### Set exercise
Extract word for word the lines of the listing from its start to the line holding "import matplotlib.pyplot as plt", both ends kept; pictures are not part of the copy.
===============
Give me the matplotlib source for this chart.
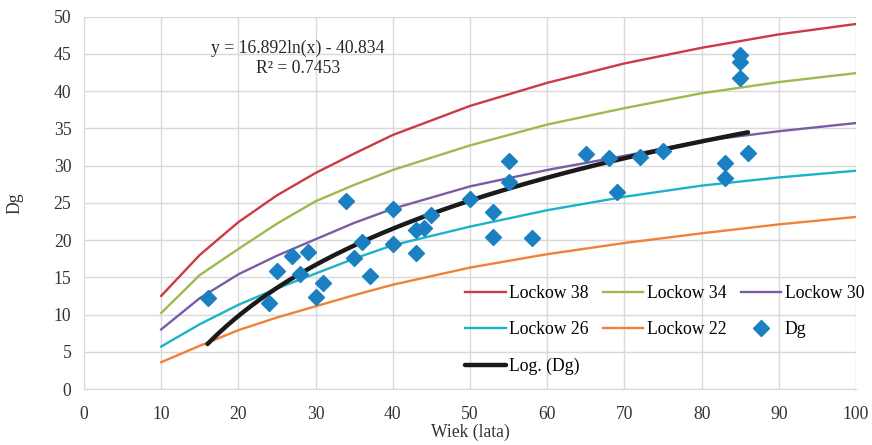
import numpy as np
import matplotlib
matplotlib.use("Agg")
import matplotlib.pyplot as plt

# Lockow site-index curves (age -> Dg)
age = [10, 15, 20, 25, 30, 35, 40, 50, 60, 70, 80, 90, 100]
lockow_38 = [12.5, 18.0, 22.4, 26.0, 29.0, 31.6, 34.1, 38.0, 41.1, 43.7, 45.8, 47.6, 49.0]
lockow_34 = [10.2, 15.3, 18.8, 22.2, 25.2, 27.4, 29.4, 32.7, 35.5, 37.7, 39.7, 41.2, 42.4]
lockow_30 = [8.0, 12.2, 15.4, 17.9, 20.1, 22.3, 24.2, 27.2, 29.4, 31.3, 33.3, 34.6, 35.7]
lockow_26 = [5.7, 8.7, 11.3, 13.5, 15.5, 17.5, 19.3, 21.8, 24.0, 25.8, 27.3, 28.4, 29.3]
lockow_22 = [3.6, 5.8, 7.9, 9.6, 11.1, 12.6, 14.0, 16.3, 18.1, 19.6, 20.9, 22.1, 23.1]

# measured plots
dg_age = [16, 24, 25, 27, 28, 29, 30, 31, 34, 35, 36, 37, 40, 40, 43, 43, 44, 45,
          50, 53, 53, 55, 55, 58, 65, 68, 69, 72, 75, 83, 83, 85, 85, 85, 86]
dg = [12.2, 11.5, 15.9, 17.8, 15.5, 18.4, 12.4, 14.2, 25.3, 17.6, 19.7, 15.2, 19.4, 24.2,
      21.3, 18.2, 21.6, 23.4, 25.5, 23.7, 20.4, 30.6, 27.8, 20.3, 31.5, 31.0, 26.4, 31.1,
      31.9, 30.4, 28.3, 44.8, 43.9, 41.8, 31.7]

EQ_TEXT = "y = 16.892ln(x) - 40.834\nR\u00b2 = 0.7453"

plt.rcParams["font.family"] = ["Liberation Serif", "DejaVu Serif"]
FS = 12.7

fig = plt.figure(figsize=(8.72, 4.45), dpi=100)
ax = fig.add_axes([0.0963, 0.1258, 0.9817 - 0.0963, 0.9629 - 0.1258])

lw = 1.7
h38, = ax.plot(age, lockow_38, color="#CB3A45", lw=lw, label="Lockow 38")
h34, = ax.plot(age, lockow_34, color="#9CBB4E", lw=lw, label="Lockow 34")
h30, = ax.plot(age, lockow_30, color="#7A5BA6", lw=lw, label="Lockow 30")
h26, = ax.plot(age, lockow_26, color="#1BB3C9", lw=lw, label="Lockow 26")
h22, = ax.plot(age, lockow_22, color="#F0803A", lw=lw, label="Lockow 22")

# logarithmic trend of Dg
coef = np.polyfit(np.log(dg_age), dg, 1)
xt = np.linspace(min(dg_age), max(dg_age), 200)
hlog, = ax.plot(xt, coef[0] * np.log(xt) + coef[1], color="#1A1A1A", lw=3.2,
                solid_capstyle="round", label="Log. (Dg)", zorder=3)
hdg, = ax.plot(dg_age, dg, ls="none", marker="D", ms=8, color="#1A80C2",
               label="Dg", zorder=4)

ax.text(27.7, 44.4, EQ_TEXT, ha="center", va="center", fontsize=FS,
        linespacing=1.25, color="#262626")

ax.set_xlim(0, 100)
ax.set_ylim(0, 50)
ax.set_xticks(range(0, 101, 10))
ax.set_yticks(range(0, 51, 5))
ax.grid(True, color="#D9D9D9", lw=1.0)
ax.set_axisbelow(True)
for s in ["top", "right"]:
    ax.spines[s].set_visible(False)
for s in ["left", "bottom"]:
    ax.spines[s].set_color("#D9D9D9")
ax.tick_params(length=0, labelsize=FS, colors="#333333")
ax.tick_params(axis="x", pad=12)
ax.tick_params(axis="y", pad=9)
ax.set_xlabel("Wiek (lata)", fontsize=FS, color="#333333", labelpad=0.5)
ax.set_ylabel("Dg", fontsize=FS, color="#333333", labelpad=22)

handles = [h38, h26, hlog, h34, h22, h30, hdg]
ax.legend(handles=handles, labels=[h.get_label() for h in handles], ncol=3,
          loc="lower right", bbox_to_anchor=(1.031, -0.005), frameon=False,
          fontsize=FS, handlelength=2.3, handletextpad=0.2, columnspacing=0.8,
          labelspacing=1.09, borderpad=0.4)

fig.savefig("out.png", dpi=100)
===============
### Result for this exercise
Give me the matplotlib source for this chart.
import numpy as np
import matplotlib
matplotlib.use("Agg")
import matplotlib.pyplot as plt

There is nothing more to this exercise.